There’s no doubt that God serves us, as God performs, in worship. The Presbyterian minister, Marjorie Thompson says in her book, Soul Feast: An Invitation to the Christian Spiritual Life, that in worship “God fills us with the joy of knowing we are loved, restores our courage through forgiveness, provides the Word for hungry hearts, and fills us with the bread and wine of new life in Christ, giving new purpose to our lives.”

In worship the Holy Spirit flows around and within us – doing its work – so that when we come to church idle and feeling a bit empty or dry or in need of greater faith, God responds out of love for us with God’s work in our lives.

But the Christian philosopher, Soren Kierkegaard, also talks about it as a “theatre of worship” where the audience is God. And so the truth about worship is that it’s work that is done by us and by God – all together at once.

It requires something of God, and it requires some sacrifice of ours. So that even when we don’t feel like doing the work, even when we’re not sure if we even believe in the work we do, even when we’re just plain weary, like it says in 2 Thessalonians, we are asked through worship to work together with God – through our prayers and music and hearing scripture and contemplating the word proclaimed and greeting one another and celebrating the sacraments together – we need to do this – it matters.

It is not just a way of filling up our own selves, although it does that, but it has real power to stand against things that tear the world down – power against feelings of disappointment and fear, discouragement and hopelessness, violence and abuse, unbelief and bland living. When we stand together with God and do the work of worship, we are working to create a world that brings life and beauty to people instead of death.

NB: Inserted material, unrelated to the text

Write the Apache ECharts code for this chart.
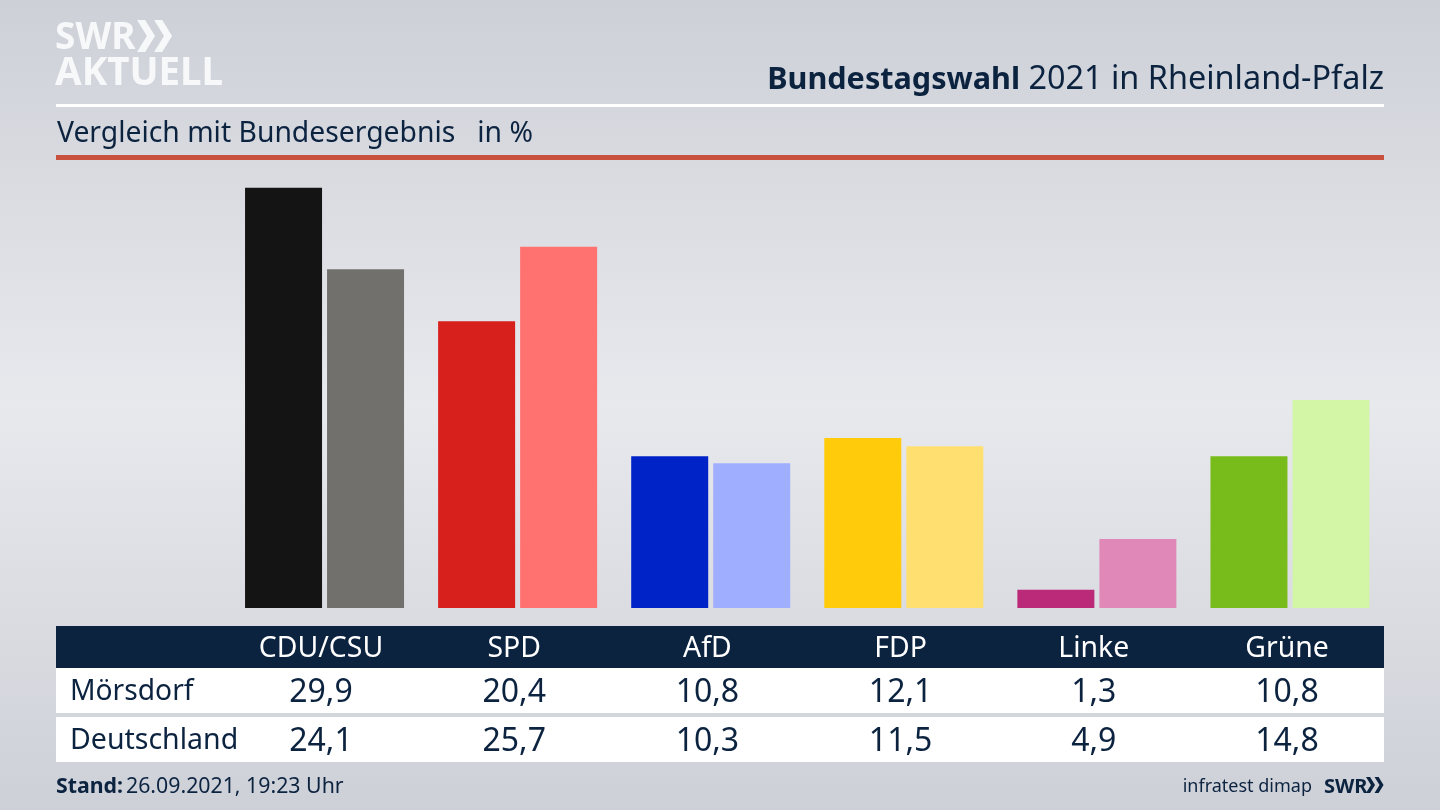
<!DOCTYPE html>
<html lang="de">
<head>
<meta charset="UTF-8">
<title>Bundestagswahl 2021 in Rheinland-Pfalz</title>
<script src="https://cdn.jsdelivr.net/npm/echarts@6/dist/echarts.min.js"></script>
<style>
  html, body { margin: 0; padding: 0; background: #dcdee3; }
  #main { width: 1440px; height: 810px; }
</style>
</head>
<body>
<div id="main"></div>
<script>
var parties = ['CDU/CSU', 'SPD', 'AfD', 'FDP', 'Linke', 'Grüne'];
var localName = 'Mörsdorf';
var nationalName = 'Deutschland';
var localValues = [29.9, 20.4, 10.8, 12.1, 1.3, 10.8];
var nationalValues = [24.1, 25.7, 10.3, 11.5, 4.9, 14.8];
var localColors = ['#141414', '#d71f1c', '#0023c8', '#ffcb0a', '#bb2a78', '#78bc1c'];
var nationalColors = ['#72706d', '#ff726f', '#a0aeff', '#ffdf70', '#e088b8', '#d2f5a6'];

var navy = '#0c2340';
var font = '"Noto Sans", sans-serif';

function fmt(v) {
    return v.toFixed(1).replace('.', ',');
}

function label(x, y, text, size, align, opts) {
    opts = opts || {};
    return {
        type: 'text',
        x: x,
        y: y,
        style: {
            text: text,
            fontFamily: opts.font || font,
            fontSize: size,
            fontWeight: opts.weight || 'normal',
            fill: opts.fill || navy,
            align: align,
            verticalAlign: 'middle'
        }
    };
}

function box(x, y, w, h, fill) {
    return { type: 'rect', shape: { x: x, y: y, width: w, height: h }, style: { fill: fill } };
}

function chevrons(x, y, h, w, fill) {
    // SWR logo double arrow
    var out = [];
    [0, w * 0.95].forEach(function (dx) {
        var t = w * 0.45;
        out.push({
            type: 'polygon',
            shape: {
                points: [
                    [x + dx, y], [x + dx + t, y], [x + dx + w, y + h / 2],
                    [x + dx + t, y + h], [x + dx, y + h], [x + dx + w - t, y + h / 2]
                ]
            },
            style: { fill: fill }
        });
    });
    return out;
}

var shapes = [
    box(56, 104, 1328, 3, '#ffffff'),
    box(56, 155, 1328, 5, '#c8503c'),
    box(56, 626, 1328, 42, navy),
    box(56, 668, 1328, 45, '#ffffff'),
    box(56, 717, 1328, 45, '#ffffff'),
    label(55, 38, 'SWR', 37, 'left', { weight: 'bold', fill: '#f7f8f9' }),
    label(55, 74, 'AKTUELL', 38.5, 'left', { weight: 'bold', fill: '#f7f8f9' }),
    label(57, 134, 'Vergleich mit Bundesergebnis   in %', 28.3, 'left'),
    label(70, 692, localName, 28.2, 'left'),
    label(70, 741, nationalName, 28.5, 'left'),
    label(56, 787, 'Stand:', 21.3, 'left', { weight: 'bold' }),
    label(126, 787, '26.09.2021, 19:23 Uhr', 21.3, 'left'),
    label(1312, 787, 'infratest dimap', 18, 'right'),
    label(1324, 787, 'SWR', 20, 'left', { weight: 'bold' })
];

// title has a bold and a regular part, anchored from the right
shapes.push({
    type: 'text',
    x: 1384,
    y: 80,
    style: {
        text: '{b|Bundestagswahl} 2021 in Rheinland-Pfalz',
        align: 'right',
        verticalAlign: 'middle',
        fontFamily: font,
        fontSize: 32.4,
        fill: navy,
        rich: {
            b: { fontFamily: font, fontSize: 30.6, fontWeight: 'bold', fill: navy }
        }
    }
});

parties.forEach(function (name, i) {
    var cx = 321 + i * 193.2;
    shapes.push(label(cx, 649, name, 28.4, 'center', { fill: '#ffffff' }));
    shapes.push(label(cx, 693, fmt(localValues[i]), 32, 'center'));
    shapes.push(label(cx, 742, fmt(nationalValues[i]), 32, 'center'));
});

shapes = shapes.concat(chevrons(137, 20, 32, 18, '#f7f8f9'));
shapes = shapes.concat(chevrons(1366, 777, 16, 9, navy));

function coloured(values, colors) {
    return values.map(function (v, i) {
        return { value: v, itemStyle: { color: colors[i] } };
    });
}

var chart = echarts.init(document.getElementById('main'));
chart.setOption({
    animation: false,
    backgroundColor: {
        type: 'linear', x: 0, y: 0, x2: 0, y2: 1,
        colorStops: [
            { offset: 0, color: '#cdd0d7' },
            { offset: 0.5, color: '#e8e9ed' },
            { offset: 1, color: '#cdd0d7' }
        ]
    },
    grid: { left: 228, right: 53.5, top: 187, bottom: 202 },
    xAxis: {
        type: 'category',
        data: parties,
        axisLine: { show: false },
        axisTick: { show: false },
        axisLabel: { show: false }
    },
    yAxis: {
        type: 'value',
        min: 0,
        max: 29.95,
        show: false,
        splitLine: { show: false }
    },
    series: [
        { name: localName, type: 'bar', barWidth: 77, barGap: '6.5%', data: coloured(localValues, localColors) },
        { name: nationalName, type: 'bar', barWidth: 77, barGap: '6.5%', data: coloured(nationalValues, nationalColors) }
    ],
    graphic: { elements: shapes }
});
</script>
</body>
</html>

How exciting is that?? How passionate can we be about that????

So that even if we’re a bit confused at the moment about our own faith and a bit down in our levels of hope, we can stand together with one another and gain strength from each other to preach the word with our lives. Are you ready to do this work?

FOCUS READING

2 Thessalonians 3:6-13 (NRSV)

Now we command you, beloved, in the name of our Lord Jesus Christ, to keep away from believers who are living in idleness and not according to the tradition that they received from us. For you yourselves know how you ought to imitate us; we were not idle when we were with you, and we did not eat anyone’s bread without paying for it; but with toil and labor we worked night and day, so that we might not burden any of you. This was not because we do not have that right, but in order to give you an example to imitate. For even when we were with you, we gave you this command: Anyone unwilling to work should not eat. For we hear that some of you are living in idleness, mere busybodies, not doing any work. Now such persons we command and exhort in the Lord Jesus Christ to do their work quietly and to earn their own living. Brothers and sisters, do not be weary in doing what is right.